(Entries from a dataset)
....
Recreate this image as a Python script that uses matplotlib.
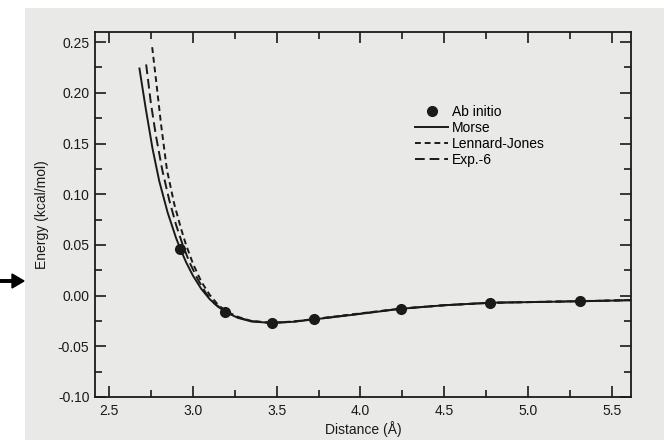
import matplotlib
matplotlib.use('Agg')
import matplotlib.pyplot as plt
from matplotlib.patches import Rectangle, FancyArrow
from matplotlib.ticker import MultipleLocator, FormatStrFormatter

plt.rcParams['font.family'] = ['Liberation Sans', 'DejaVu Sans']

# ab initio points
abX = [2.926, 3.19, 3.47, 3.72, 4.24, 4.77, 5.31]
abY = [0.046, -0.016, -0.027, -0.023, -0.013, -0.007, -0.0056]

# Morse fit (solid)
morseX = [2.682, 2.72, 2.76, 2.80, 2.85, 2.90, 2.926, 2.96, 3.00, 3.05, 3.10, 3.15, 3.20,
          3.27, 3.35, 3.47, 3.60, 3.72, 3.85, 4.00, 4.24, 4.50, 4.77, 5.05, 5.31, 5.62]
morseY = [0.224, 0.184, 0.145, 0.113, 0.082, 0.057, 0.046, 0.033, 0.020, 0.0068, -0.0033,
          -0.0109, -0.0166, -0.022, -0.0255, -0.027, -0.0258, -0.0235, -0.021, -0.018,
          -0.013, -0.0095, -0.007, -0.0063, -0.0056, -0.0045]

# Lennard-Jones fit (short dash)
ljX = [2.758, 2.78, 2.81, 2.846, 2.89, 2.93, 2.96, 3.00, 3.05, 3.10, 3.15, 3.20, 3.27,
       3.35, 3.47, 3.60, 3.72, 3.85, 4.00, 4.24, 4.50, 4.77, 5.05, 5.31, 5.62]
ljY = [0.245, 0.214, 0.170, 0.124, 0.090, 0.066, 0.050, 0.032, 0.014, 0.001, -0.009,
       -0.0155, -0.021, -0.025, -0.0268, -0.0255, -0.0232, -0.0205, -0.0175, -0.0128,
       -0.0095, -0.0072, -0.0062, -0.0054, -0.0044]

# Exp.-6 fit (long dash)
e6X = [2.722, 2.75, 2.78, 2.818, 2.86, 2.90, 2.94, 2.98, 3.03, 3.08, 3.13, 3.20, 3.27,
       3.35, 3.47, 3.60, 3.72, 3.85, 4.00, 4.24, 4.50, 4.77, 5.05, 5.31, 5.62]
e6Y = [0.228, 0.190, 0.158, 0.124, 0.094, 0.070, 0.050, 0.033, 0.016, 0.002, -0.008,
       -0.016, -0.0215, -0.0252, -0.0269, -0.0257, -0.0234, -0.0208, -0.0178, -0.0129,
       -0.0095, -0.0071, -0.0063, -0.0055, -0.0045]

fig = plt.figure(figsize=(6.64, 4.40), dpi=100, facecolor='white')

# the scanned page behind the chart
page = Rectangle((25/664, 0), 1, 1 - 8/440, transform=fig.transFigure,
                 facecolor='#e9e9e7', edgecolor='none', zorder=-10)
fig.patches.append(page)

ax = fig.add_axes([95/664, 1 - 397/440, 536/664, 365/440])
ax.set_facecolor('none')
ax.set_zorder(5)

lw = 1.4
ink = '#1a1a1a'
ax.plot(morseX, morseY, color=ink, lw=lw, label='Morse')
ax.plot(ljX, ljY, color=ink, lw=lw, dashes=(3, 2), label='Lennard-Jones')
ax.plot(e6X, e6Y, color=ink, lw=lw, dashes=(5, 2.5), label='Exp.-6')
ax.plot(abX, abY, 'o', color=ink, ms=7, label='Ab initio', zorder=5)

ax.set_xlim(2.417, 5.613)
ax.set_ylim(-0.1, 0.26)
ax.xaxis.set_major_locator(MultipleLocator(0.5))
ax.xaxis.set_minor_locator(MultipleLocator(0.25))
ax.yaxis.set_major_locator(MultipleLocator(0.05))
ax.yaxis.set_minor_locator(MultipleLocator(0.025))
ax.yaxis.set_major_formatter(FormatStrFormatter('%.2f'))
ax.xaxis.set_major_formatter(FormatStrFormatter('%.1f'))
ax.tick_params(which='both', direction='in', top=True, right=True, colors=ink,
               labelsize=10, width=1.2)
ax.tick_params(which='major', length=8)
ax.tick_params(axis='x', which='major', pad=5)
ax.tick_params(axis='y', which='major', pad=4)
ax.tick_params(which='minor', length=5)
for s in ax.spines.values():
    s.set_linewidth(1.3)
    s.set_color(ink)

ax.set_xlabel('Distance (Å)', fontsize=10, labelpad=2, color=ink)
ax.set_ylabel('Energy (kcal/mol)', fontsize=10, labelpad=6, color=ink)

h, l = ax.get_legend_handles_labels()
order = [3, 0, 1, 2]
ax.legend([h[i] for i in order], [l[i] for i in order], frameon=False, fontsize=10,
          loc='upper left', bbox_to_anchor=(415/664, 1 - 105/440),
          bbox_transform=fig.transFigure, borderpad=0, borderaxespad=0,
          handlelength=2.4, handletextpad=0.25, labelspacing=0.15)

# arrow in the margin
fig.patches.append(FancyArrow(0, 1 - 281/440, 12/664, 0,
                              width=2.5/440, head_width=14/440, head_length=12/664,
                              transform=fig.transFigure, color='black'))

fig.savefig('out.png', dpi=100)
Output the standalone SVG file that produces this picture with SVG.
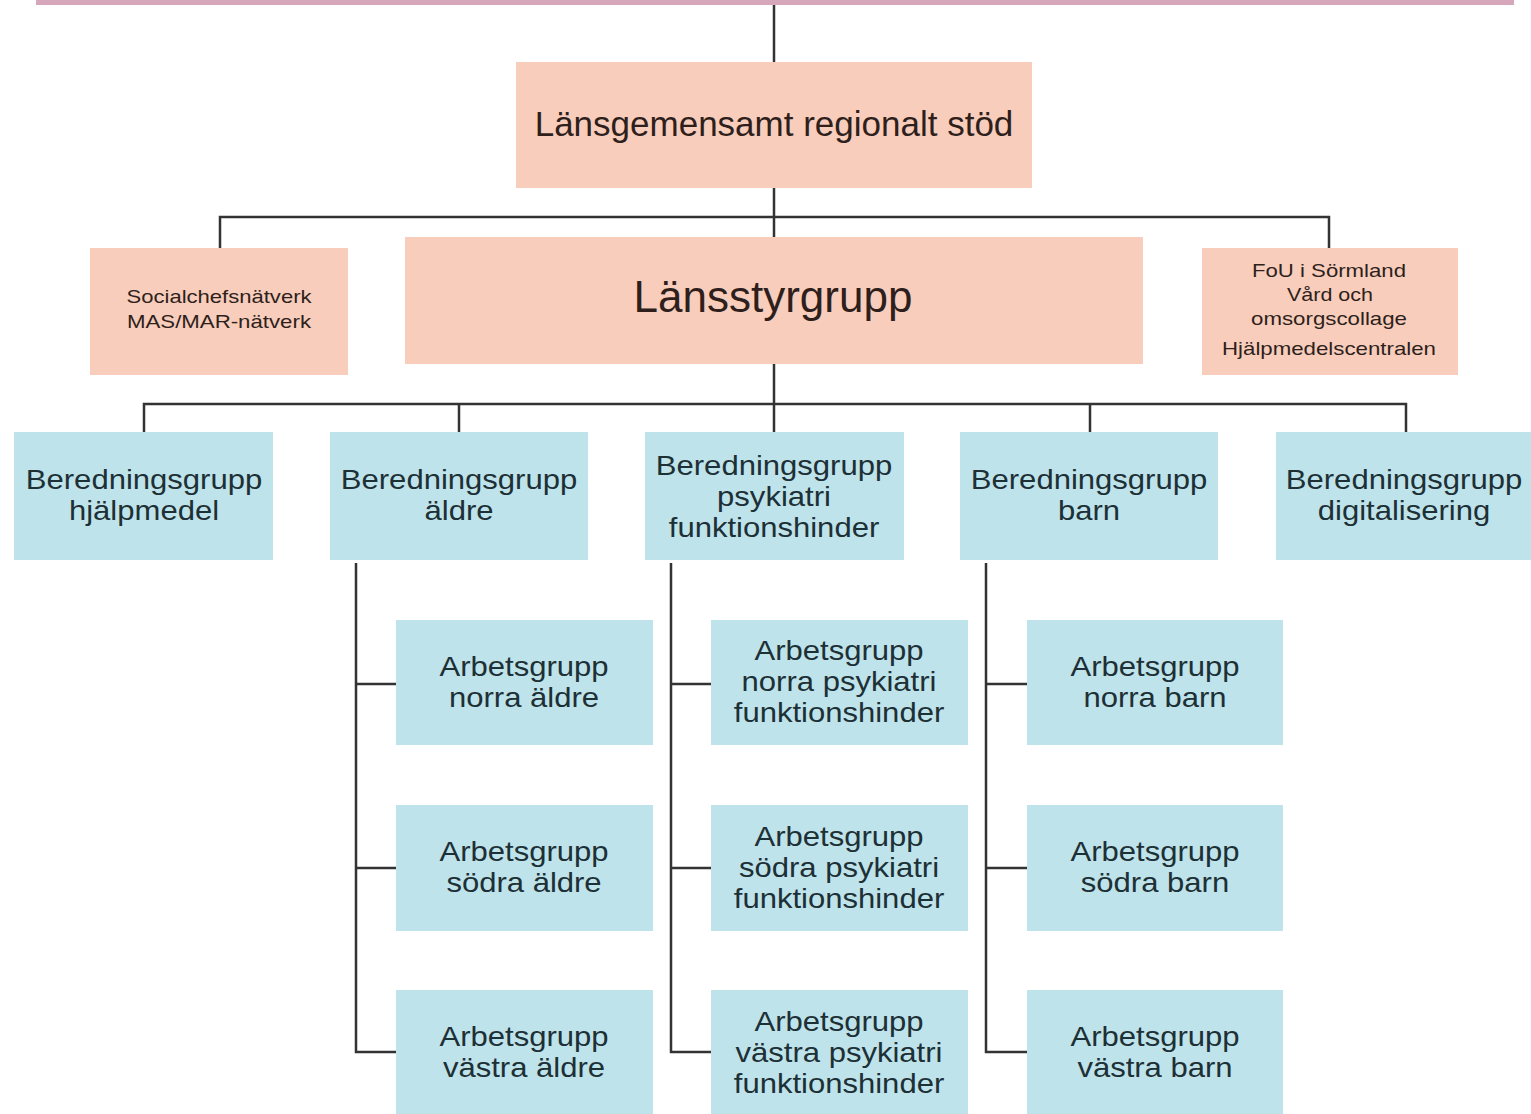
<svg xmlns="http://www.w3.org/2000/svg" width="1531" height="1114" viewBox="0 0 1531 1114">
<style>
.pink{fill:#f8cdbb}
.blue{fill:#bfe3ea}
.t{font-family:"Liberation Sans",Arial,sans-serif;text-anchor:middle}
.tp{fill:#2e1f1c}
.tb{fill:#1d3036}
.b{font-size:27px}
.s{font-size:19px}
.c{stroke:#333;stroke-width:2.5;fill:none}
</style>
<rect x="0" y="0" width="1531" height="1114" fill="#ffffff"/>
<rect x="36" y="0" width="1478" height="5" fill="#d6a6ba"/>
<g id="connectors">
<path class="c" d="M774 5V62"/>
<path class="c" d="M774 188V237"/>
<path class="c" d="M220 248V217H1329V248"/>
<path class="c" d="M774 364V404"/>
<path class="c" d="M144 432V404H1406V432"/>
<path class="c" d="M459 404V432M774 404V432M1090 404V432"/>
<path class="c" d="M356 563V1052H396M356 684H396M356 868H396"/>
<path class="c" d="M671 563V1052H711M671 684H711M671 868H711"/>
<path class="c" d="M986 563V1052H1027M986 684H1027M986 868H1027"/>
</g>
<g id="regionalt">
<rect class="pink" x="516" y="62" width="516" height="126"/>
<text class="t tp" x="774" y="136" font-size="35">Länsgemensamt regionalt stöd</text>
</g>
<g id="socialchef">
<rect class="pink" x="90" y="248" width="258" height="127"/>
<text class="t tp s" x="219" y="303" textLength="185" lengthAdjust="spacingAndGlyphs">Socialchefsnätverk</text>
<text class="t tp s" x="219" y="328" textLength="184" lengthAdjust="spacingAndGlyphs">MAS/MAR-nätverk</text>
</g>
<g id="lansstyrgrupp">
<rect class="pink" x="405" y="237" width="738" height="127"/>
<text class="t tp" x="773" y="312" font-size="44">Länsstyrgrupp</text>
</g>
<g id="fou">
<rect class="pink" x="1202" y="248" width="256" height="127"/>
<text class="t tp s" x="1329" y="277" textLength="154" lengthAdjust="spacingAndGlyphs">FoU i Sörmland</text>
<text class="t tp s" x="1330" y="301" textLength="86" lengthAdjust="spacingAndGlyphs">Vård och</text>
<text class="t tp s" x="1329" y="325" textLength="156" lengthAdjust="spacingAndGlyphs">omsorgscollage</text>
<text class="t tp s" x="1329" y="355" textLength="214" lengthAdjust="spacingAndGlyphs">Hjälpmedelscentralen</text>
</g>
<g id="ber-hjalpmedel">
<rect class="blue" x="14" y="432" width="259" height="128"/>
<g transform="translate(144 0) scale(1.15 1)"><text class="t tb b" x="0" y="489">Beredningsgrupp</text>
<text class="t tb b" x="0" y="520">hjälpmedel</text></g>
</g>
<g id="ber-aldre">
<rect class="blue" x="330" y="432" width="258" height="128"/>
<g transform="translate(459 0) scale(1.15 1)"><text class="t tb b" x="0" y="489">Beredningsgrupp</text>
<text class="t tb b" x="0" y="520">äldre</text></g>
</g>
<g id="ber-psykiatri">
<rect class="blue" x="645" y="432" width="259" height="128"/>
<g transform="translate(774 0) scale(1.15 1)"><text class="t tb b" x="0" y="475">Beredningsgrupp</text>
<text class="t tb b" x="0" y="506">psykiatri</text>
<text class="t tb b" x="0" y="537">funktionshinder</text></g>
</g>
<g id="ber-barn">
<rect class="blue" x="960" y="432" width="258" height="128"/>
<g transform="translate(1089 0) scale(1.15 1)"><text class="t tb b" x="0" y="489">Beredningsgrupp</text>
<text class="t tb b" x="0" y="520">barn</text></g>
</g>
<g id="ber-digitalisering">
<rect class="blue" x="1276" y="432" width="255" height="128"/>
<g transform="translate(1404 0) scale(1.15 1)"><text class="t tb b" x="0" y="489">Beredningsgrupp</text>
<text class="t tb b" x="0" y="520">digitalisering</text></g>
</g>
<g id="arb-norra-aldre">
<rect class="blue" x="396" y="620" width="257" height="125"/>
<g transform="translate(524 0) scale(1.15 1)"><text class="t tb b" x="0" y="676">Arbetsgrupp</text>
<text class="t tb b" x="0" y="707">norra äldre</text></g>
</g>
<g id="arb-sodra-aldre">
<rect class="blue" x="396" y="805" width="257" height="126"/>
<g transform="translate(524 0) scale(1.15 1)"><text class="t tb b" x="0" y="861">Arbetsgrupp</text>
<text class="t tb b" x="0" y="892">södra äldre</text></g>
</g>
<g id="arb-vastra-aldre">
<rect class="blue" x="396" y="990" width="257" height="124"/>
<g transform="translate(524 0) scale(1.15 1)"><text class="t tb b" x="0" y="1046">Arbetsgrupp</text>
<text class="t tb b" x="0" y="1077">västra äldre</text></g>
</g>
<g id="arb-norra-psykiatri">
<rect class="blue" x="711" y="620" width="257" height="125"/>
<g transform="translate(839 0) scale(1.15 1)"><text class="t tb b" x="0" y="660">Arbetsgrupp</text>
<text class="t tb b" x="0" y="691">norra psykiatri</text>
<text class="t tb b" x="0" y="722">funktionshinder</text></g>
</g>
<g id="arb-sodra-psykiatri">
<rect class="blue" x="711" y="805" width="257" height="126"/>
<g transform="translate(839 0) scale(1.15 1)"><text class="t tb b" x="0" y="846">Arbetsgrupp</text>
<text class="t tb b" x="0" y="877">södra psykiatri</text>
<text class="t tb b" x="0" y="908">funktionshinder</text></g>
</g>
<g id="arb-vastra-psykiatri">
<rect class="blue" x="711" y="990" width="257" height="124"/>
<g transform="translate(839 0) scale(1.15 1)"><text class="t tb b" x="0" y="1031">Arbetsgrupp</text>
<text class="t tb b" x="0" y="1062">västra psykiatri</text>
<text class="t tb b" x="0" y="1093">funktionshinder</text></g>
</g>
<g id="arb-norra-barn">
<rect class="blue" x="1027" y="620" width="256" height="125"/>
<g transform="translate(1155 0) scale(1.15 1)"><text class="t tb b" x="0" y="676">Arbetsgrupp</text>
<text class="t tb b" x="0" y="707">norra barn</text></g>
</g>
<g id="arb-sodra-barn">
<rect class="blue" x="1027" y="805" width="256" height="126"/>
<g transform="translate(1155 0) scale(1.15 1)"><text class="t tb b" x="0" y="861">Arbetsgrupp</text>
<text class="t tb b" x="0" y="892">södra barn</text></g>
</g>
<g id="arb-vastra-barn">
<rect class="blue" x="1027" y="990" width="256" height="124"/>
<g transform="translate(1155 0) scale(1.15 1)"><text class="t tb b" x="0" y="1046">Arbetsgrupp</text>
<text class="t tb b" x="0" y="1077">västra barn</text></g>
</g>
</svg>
....
Aim »
Print exactly the first line of the entries and every line after it through the one that contains "-0.013, -0.0095, -0.007, -0.0063, -0.0056, -0.0045]", leaving the pictures out.

Task solution »
Recreate this image as a Python script that uses matplotlib.
import matplotlib
matplotlib.use('Agg')
import matplotlib.pyplot as plt
from matplotlib.patches import Rectangle, FancyArrow
from matplotlib.ticker import MultipleLocator, FormatStrFormatter

plt.rcParams['font.family'] = ['Liberation Sans', 'DejaVu Sans']

# ab initio points
abX = [2.926, 3.19, 3.47, 3.72, 4.24, 4.77, 5.31]
abY = [0.046, -0.016, -0.027, -0.023, -0.013, -0.007, -0.0056]

# Morse fit (solid)
morseX = [2.682, 2.72, 2.76, 2.80, 2.85, 2.90, 2.926, 2.96, 3.00, 3.05, 3.10, 3.15, 3.20,
          3.27, 3.35, 3.47, 3.60, 3.72, 3.85, 4.00, 4.24, 4.50, 4.77, 5.05, 5.31, 5.62]
morseY = [0.224, 0.184, 0.145, 0.113, 0.082, 0.057, 0.046, 0.033, 0.020, 0.0068, -0.0033,
          -0.0109, -0.0166, -0.022, -0.0255, -0.027, -0.0258, -0.0235, -0.021, -0.018,
          -0.013, -0.0095, -0.007, -0.0063, -0.0056, -0.0045]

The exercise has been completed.